What do you mean by "character"? If you mean code point or "unicode scalar value...

asveikau · on March 27, 2017

I mean your iterator is char* and you advance it by adding. That's it.

I do NOT mean that char itself corresponds to a glyph or codepoint, you are seriously preaching to the choir making that lecture to me.

fauigerzigerk · on March 27, 2017

>you advance it by adding

And when do you stop? UTF-8 strings can have zero bytes in them so treating them as C strings is potentially error prone depending on the context.

imron · on March 28, 2017

> UTF-8 strings can have zero bytes in them

This is not true. A zero-byte in a utf-8 string is the null-terminator and utf-8 strings can be treated exactly like C strings in terms of where the string ends.

What you do need to look out for is malformed utf-8, for example, 1 byte before the null terminator you get a lead byte saying the next character is 4-bytes long.

If you're not checking each byte for null and just skipping based on the length indicated by the lead byte then you're in for a crash.

Where utf-8 strings differ from C strings is slicing. You can't just slice the string at some random point without doing extra validation to make sure you only slice on codepoint boundaries.

dbaupp · on March 28, 2017

> A zero-byte in a utf-8 string is the null-terminator and utf-8 strings can be treated exactly like C strings in terms of where the string ends.

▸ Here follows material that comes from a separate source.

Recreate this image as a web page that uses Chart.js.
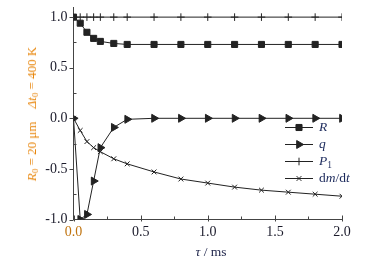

No, the parent was correct: UTF-8 encodes NUL (i.e. \0) as a single zero byte (e.g. in contrast, Modified UTF-8[1] uses an overlong for NUL, so there's never any possibility of an internal zero). Of course, an application/library can choose to restrict itself to only handling UTF-8 that doesn't contain internal NULs, but the spec itself allows for zero bytes in a string.

[1]: https://en.wikipedia.org/wiki/UTF-8#Modified_UTF-8

imron · on March 28, 2017

We are in agreement that the only time a single zero byte can be found in well-formed utf-8 is for the NUL character.

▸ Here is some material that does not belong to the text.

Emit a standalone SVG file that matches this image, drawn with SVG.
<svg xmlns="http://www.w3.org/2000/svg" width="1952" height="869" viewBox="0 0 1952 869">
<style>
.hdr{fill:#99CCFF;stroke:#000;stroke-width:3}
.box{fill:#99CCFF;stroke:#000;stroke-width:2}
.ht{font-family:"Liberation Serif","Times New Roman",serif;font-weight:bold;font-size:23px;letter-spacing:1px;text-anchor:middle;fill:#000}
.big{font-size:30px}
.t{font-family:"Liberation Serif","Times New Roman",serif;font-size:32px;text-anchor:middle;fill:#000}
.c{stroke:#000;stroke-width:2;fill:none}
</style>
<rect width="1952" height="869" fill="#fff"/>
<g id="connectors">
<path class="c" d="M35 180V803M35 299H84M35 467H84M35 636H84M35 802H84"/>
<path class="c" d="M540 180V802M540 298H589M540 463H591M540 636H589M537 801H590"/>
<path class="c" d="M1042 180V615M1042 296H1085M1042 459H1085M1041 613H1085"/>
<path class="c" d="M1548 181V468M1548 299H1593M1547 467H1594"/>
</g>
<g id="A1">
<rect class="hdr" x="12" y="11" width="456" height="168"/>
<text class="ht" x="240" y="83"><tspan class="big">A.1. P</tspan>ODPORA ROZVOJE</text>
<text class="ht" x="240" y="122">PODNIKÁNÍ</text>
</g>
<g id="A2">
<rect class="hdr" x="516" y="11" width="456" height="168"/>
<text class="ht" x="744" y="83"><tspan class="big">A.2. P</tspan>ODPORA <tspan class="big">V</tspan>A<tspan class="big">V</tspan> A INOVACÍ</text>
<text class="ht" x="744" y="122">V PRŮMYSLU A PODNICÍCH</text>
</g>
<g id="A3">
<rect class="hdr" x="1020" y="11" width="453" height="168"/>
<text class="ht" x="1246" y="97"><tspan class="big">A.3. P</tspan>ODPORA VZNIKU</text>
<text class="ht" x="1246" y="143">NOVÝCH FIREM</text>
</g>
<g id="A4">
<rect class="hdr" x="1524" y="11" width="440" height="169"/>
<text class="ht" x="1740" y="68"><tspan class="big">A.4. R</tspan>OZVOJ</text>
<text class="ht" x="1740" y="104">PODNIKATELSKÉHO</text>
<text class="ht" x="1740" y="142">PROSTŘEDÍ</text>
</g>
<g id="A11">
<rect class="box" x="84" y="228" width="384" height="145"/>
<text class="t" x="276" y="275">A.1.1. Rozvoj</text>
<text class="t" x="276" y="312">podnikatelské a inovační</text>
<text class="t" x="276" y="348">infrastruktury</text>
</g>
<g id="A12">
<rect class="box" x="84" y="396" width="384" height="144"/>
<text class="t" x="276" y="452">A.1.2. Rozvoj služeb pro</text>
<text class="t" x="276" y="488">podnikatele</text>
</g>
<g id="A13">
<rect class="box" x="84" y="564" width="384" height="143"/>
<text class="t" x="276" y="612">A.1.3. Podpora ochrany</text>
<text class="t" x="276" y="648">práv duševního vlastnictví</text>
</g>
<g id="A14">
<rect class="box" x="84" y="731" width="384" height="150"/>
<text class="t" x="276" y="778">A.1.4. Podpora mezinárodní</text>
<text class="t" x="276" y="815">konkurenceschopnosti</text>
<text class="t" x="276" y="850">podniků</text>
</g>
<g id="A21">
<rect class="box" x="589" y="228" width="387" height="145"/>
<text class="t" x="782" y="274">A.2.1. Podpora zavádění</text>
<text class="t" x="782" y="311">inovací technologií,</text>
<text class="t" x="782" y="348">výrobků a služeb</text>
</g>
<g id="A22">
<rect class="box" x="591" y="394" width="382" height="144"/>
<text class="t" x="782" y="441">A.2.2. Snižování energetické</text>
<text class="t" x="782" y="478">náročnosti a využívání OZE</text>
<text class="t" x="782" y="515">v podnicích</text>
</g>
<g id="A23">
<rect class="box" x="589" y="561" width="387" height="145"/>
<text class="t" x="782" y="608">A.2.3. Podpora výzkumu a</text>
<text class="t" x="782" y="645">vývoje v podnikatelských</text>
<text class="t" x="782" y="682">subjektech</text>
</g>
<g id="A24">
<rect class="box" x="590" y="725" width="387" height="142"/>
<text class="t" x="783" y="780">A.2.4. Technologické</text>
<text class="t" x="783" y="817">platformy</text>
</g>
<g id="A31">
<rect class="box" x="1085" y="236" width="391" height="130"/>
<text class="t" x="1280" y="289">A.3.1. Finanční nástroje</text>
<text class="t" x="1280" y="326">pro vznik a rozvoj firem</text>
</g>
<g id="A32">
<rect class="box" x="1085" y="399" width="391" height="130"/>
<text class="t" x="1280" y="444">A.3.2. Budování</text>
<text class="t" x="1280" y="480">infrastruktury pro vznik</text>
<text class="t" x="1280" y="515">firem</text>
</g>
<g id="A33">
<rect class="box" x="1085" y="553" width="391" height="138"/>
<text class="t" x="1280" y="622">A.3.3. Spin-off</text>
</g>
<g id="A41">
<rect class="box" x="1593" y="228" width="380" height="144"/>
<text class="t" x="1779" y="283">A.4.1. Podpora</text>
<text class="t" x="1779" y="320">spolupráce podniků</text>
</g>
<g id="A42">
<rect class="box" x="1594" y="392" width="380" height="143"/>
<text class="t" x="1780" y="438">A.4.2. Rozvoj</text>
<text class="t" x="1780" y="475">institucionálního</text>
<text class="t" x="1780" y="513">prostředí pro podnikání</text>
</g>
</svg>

By definition, with a null-terminated string, NUL is the terminator.

If you want to have strings that contain NUL, then by definition you can't use a null-terminated string.

This is true of utf-8 or regular C strings.

fauigerzigerk · on March 28, 2017

The point is, if you handle strings the C way, you're not in conformance with UTF-8.

If someone passes you a text file that is verified to be valid UTF-8 and contains, say, access permissions, then you better not stop parsing it at the first '\0' character.

None of this is a huge problem, but it's something to be aware of. C string handling is incompatible with UTF-8.

imron · on March 28, 2017

File processing and string processing are not the same. If you have a file that has a specific data format outside of the encoding, and that format includes NUL bytes as part of the data, then obviously process the file based on that format.

That's separate from string handling.

UTF-8 was originally designed to be compatible with NUL terminated strings and keep NULs out of well formed text.

In fact it was the first point in the 'Criteria for the Transformation Format', mentioned in the initial proposal for utf8.

https://www.cl.cam.ac.uk/~mgk25/ucs/utf-8-history.txt

fauigerzigerk · on March 28, 2017

>File processing and string processing are not the same

The UTF-8 spec doesn't make that distinction as far as I know. There's a simple fact: A valid UTF-8 byte sequence can contain nul characters. So you can't naively use C string handling functions on it. And as someone else has correctly pointed out, the same is true for ASCII.

I'm just pointing out a potential pitfall and a source of security issues. Some might assume that after validating UTF-8 text input, you could just dump it in a C string and process it using C's string functions. But that's not the case.

asveikau · on March 27, 2017

Unless you have U+0000 there isn't any other sequence of code points that has an 0x00 byte in UTF-8. I don't see this as a huge problem.

If you really do need it there are some C language libraries that use "pascal-ish" structs to do strings. UNICODE_STRING in Windows comes to mind. Doing strings in C doesn't force you to use C strings, it's just the most common thing to do.

fauigerzigerk · on March 28, 2017

No it's not a huge problem, but if you're not aware of it, it could easily lead to a security breach: https://news.ycombinator.com/item?id=13974919

MichaelGG · on March 27, 2017

It's the same for ASCII - UTF-8 zero byte is NUL.